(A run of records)
==================================================

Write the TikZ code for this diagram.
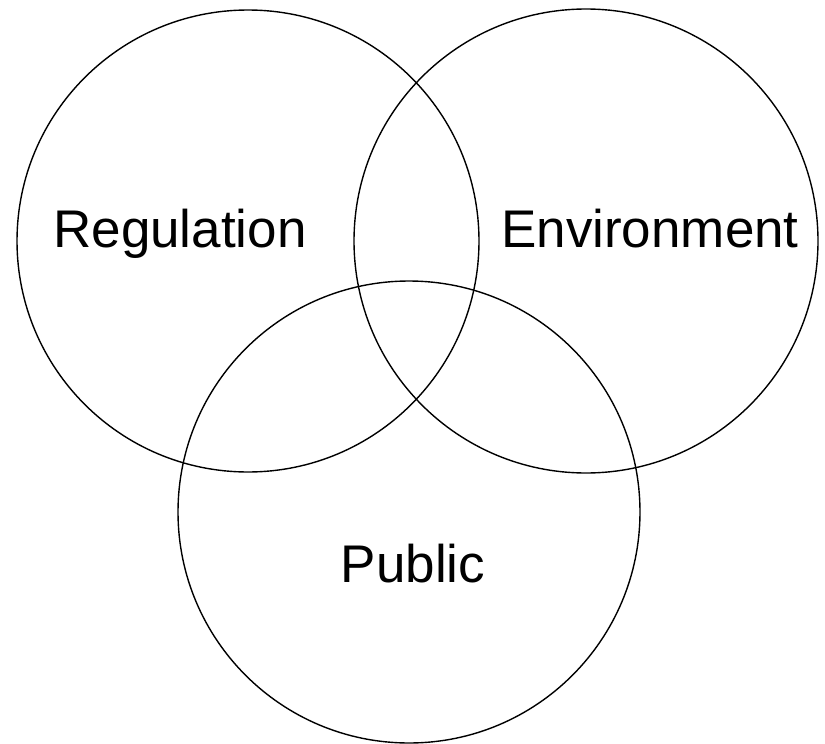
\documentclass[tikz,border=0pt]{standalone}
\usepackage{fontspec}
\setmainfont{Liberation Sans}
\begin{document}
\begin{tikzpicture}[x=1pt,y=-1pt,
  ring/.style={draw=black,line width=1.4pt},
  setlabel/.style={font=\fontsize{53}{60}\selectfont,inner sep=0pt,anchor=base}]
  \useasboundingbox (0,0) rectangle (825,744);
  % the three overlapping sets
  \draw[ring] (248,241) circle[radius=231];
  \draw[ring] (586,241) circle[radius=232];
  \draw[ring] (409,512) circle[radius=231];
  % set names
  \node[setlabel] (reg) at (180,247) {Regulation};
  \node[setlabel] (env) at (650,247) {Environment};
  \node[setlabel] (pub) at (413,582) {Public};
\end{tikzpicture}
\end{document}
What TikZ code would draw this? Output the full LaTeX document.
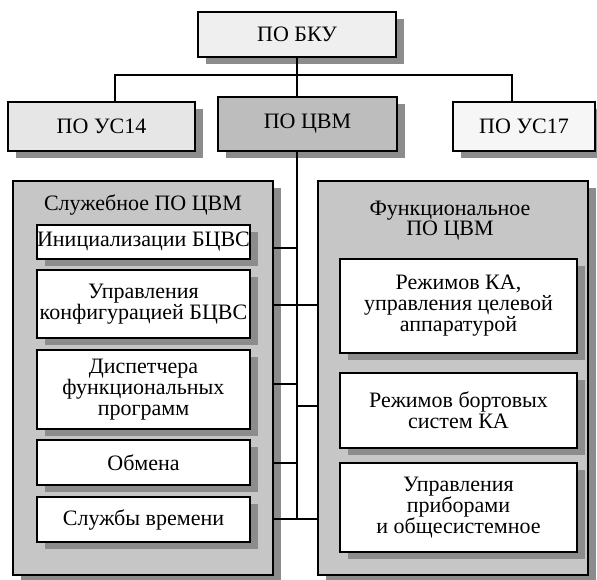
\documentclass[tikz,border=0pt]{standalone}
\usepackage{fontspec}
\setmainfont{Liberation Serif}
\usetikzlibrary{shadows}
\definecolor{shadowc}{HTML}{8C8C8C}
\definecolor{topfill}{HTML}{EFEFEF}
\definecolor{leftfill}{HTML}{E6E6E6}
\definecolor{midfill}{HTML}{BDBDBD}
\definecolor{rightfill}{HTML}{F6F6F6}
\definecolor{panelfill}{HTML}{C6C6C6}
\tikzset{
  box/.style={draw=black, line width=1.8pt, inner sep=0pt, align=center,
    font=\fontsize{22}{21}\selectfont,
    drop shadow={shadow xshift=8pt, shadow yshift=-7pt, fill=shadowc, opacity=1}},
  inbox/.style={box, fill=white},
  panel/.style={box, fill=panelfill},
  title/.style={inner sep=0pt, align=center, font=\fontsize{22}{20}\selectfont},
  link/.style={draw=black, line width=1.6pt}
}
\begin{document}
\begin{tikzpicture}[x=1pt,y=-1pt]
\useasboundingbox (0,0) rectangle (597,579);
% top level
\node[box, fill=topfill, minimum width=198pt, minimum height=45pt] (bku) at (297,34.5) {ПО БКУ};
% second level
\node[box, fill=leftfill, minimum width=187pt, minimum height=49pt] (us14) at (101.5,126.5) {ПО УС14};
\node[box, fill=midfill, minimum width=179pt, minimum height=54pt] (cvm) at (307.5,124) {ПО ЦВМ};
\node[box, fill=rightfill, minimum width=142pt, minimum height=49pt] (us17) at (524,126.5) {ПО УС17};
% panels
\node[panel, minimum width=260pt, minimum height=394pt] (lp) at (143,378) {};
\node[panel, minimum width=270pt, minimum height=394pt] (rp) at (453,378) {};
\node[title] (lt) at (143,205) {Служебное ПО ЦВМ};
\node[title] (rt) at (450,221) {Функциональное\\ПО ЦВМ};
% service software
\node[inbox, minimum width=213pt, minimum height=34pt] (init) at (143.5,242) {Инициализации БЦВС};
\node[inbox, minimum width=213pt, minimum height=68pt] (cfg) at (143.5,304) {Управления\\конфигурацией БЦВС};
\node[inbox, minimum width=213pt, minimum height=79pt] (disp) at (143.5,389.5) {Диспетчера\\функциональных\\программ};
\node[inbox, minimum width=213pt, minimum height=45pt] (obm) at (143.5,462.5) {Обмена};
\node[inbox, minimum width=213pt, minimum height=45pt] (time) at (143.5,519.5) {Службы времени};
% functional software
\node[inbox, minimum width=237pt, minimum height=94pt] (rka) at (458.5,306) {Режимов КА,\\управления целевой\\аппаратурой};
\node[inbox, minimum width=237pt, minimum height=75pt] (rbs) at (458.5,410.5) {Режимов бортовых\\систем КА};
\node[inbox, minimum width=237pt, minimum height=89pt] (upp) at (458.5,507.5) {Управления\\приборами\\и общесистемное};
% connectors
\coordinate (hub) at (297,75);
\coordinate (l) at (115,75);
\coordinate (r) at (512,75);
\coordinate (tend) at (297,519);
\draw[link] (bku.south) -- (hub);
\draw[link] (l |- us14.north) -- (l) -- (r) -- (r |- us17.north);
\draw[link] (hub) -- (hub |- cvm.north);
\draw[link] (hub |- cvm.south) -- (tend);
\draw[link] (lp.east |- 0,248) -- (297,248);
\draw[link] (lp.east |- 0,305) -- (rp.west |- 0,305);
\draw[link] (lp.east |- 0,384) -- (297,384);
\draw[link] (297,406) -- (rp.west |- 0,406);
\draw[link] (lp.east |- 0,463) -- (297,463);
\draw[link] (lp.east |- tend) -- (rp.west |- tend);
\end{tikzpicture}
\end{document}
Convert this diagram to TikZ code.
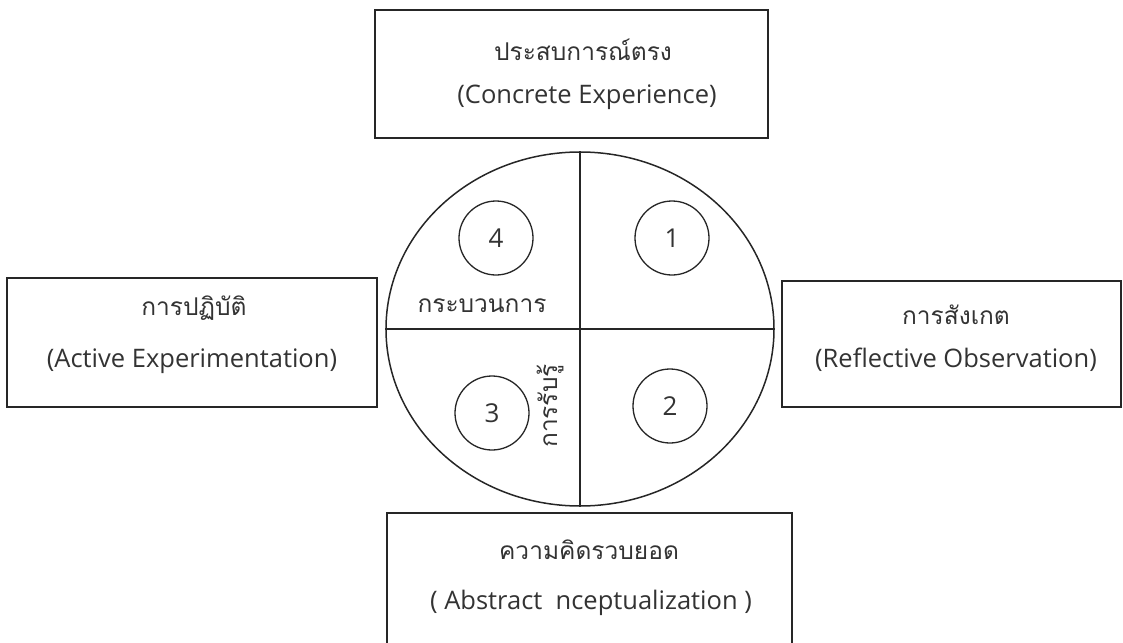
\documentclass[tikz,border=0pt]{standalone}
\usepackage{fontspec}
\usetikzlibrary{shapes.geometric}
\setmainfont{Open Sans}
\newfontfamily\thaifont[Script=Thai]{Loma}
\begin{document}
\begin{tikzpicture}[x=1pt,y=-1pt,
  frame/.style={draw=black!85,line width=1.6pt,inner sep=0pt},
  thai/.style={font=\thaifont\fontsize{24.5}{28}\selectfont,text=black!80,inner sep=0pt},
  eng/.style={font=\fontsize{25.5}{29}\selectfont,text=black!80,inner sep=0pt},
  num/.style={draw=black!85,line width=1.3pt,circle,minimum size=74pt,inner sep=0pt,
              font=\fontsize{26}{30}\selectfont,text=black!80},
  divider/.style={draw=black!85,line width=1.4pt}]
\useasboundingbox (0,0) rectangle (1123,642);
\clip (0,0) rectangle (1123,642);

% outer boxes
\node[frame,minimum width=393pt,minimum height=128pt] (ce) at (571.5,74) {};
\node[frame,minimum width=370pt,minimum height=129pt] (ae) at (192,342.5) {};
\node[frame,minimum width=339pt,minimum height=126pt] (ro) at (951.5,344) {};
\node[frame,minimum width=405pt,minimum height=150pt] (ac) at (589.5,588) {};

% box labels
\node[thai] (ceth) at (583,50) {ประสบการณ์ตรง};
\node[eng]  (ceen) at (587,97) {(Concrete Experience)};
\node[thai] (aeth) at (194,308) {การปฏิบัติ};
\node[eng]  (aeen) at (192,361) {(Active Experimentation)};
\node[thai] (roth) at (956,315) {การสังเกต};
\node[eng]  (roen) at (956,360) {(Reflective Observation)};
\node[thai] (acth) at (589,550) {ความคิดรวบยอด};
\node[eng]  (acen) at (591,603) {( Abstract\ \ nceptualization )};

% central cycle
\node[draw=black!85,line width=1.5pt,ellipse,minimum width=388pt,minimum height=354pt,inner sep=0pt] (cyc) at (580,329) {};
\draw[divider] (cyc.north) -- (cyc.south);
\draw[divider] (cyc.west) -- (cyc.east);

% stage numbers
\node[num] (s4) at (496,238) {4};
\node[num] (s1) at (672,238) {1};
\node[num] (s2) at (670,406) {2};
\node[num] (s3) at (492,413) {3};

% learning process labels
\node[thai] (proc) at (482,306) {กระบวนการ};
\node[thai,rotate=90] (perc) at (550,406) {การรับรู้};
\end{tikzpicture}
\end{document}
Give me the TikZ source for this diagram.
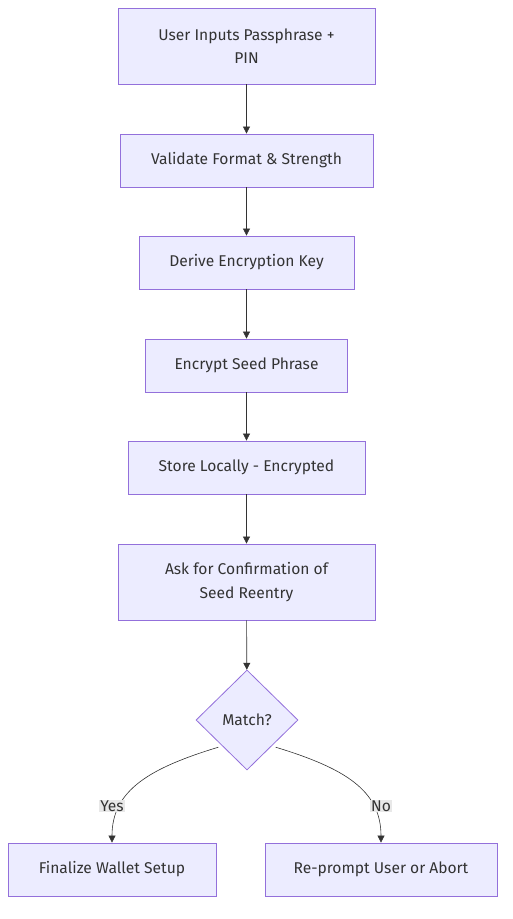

==================================================

■ **Problem**
Your copy should match the records word for word, with the pictures removed.

■ **Final result**
Write the TikZ code for this diagram.
\documentclass[tikz,border=0pt]{standalone}
\usepackage{fontspec}
\setmainfont{Liberation Sans}
\begin{document}
\begin{tikzpicture}[x=1pt,y=-1pt,
  ring/.style={draw=black,line width=1.4pt},
  setlabel/.style={font=\fontsize{53}{60}\selectfont,inner sep=0pt,anchor=base}]
  \useasboundingbox (0,0) rectangle (825,744);
  % the three overlapping sets
  \draw[ring] (248,241) circle[radius=231];
  \draw[ring] (586,241) circle[radius=232];
  \draw[ring] (409,512) circle[radius=231];
  % set names
  \node[setlabel] (reg) at (180,247) {Regulation};
  \node[setlabel] (env) at (650,247) {Environment};
  \node[setlabel] (pub) at (413,582) {Public};
\end{tikzpicture}
\end{document}
What TikZ code would draw this? Output the full LaTeX document.
\documentclass[tikz,border=0pt]{standalone}
\usepackage{fontspec}
\setmainfont{Liberation Serif}
\usetikzlibrary{shadows}
\definecolor{shadowc}{HTML}{8C8C8C}
\definecolor{topfill}{HTML}{EFEFEF}
\definecolor{leftfill}{HTML}{E6E6E6}
\definecolor{midfill}{HTML}{BDBDBD}
\definecolor{rightfill}{HTML}{F6F6F6}
\definecolor{panelfill}{HTML}{C6C6C6}
\tikzset{
  box/.style={draw=black, line width=1.8pt, inner sep=0pt, align=center,
    font=\fontsize{22}{21}\selectfont,
    drop shadow={shadow xshift=8pt, shadow yshift=-7pt, fill=shadowc, opacity=1}},
  inbox/.style={box, fill=white},
  panel/.style={box, fill=panelfill},
  title/.style={inner sep=0pt, align=center, font=\fontsize{22}{20}\selectfont},
  link/.style={draw=black, line width=1.6pt}
}
\begin{document}
\begin{tikzpicture}[x=1pt,y=-1pt]
\useasboundingbox (0,0) rectangle (597,579);
% top level
\node[box, fill=topfill, minimum width=198pt, minimum height=45pt] (bku) at (297,34.5) {ПО БКУ};
% second level
\node[box, fill=leftfill, minimum width=187pt, minimum height=49pt] (us14) at (101.5,126.5) {ПО УС14};
\node[box, fill=midfill, minimum width=179pt, minimum height=54pt] (cvm) at (307.5,124) {ПО ЦВМ};
\node[box, fill=rightfill, minimum width=142pt, minimum height=49pt] (us17) at (524,126.5) {ПО УС17};
% panels
\node[panel, minimum width=260pt, minimum height=394pt] (lp) at (143,378) {};
\node[panel, minimum width=270pt, minimum height=394pt] (rp) at (453,378) {};
\node[title] (lt) at (143,205) {Служебное ПО ЦВМ};
\node[title] (rt) at (450,221) {Функциональное\\ПО ЦВМ};
% service software
\node[inbox, minimum width=213pt, minimum height=34pt] (init) at (143.5,242) {Инициализации БЦВС};
\node[inbox, minimum width=213pt, minimum height=68pt] (cfg) at (143.5,304) {Управления\\конфигурацией БЦВС};
\node[inbox, minimum width=213pt, minimum height=79pt] (disp) at (143.5,389.5) {Диспетчера\\функциональных\\программ};
\node[inbox, minimum width=213pt, minimum height=45pt] (obm) at (143.5,462.5) {Обмена};
\node[inbox, minimum width=213pt, minimum height=45pt] (time) at (143.5,519.5) {Службы времени};
% functional software
\node[inbox, minimum width=237pt, minimum height=94pt] (rka) at (458.5,306) {Режимов КА,\\управления целевой\\аппаратурой};
\node[inbox, minimum width=237pt, minimum height=75pt] (rbs) at (458.5,410.5) {Режимов бортовых\\систем КА};
\node[inbox, minimum width=237pt, minimum height=89pt] (upp) at (458.5,507.5) {Управления\\приборами\\и общесистемное};
% connectors
\coordinate (hub) at (297,75);
\coordinate (l) at (115,75);
\coordinate (r) at (512,75);
\coordinate (tend) at (297,519);
\draw[link] (bku.south) -- (hub);
\draw[link] (l |- us14.north) -- (l) -- (r) -- (r |- us17.north);
\draw[link] (hub) -- (hub |- cvm.north);
\draw[link] (hub |- cvm.south) -- (tend);
\draw[link] (lp.east |- 0,248) -- (297,248);
\draw[link] (lp.east |- 0,305) -- (rp.west |- 0,305);
\draw[link] (lp.east |- 0,384) -- (297,384);
\draw[link] (297,406) -- (rp.west |- 0,406);
\draw[link] (lp.east |- 0,463) -- (297,463);
\draw[link] (lp.east |- tend) -- (rp.west |- tend);
\end{tikzpicture}
\end{document}
Convert this diagram to TikZ code.
\documentclass[tikz,border=0pt]{standalone}
\usepackage{fontspec}
\usetikzlibrary{shapes.geometric}
\setmainfont{Open Sans}
\newfontfamily\thaifont[Script=Thai]{Loma}
\begin{document}
\begin{tikzpicture}[x=1pt,y=-1pt,
  frame/.style={draw=black!85,line width=1.6pt,inner sep=0pt},
  thai/.style={font=\thaifont\fontsize{24.5}{28}\selectfont,text=black!80,inner sep=0pt},
  eng/.style={font=\fontsize{25.5}{29}\selectfont,text=black!80,inner sep=0pt},
  num/.style={draw=black!85,line width=1.3pt,circle,minimum size=74pt,inner sep=0pt,
              font=\fontsize{26}{30}\selectfont,text=black!80},
  divider/.style={draw=black!85,line width=1.4pt}]
\useasboundingbox (0,0) rectangle (1123,642);
\clip (0,0) rectangle (1123,642);

% outer boxes
\node[frame,minimum width=393pt,minimum height=128pt] (ce) at (571.5,74) {};
\node[frame,minimum width=370pt,minimum height=129pt] (ae) at (192,342.5) {};
\node[frame,minimum width=339pt,minimum height=126pt] (ro) at (951.5,344) {};
\node[frame,minimum width=405pt,minimum height=150pt] (ac) at (589.5,588) {};

% box labels
\node[thai] (ceth) at (583,50) {ประสบการณ์ตรง};
\node[eng]  (ceen) at (587,97) {(Concrete Experience)};
\node[thai] (aeth) at (194,308) {การปฏิบัติ};
\node[eng]  (aeen) at (192,361) {(Active Experimentation)};
\node[thai] (roth) at (956,315) {การสังเกต};
\node[eng]  (roen) at (956,360) {(Reflective Observation)};
\node[thai] (acth) at (589,550) {ความคิดรวบยอด};
\node[eng]  (acen) at (591,603) {( Abstract\ \ nceptualization )};

% central cycle
\node[draw=black!85,line width=1.5pt,ellipse,minimum width=388pt,minimum height=354pt,inner sep=0pt] (cyc) at (580,329) {};
\draw[divider] (cyc.north) -- (cyc.south);
\draw[divider] (cyc.west) -- (cyc.east);

% stage numbers
\node[num] (s4) at (496,238) {4};
\node[num] (s1) at (672,238) {1};
\node[num] (s2) at (670,406) {2};
\node[num] (s3) at (492,413) {3};

% learning process labels
\node[thai] (proc) at (482,306) {กระบวนการ};
\node[thai,rotate=90] (perc) at (550,406) {การรับรู้};
\end{tikzpicture}
\end{document}
Give me the TikZ source for this diagram.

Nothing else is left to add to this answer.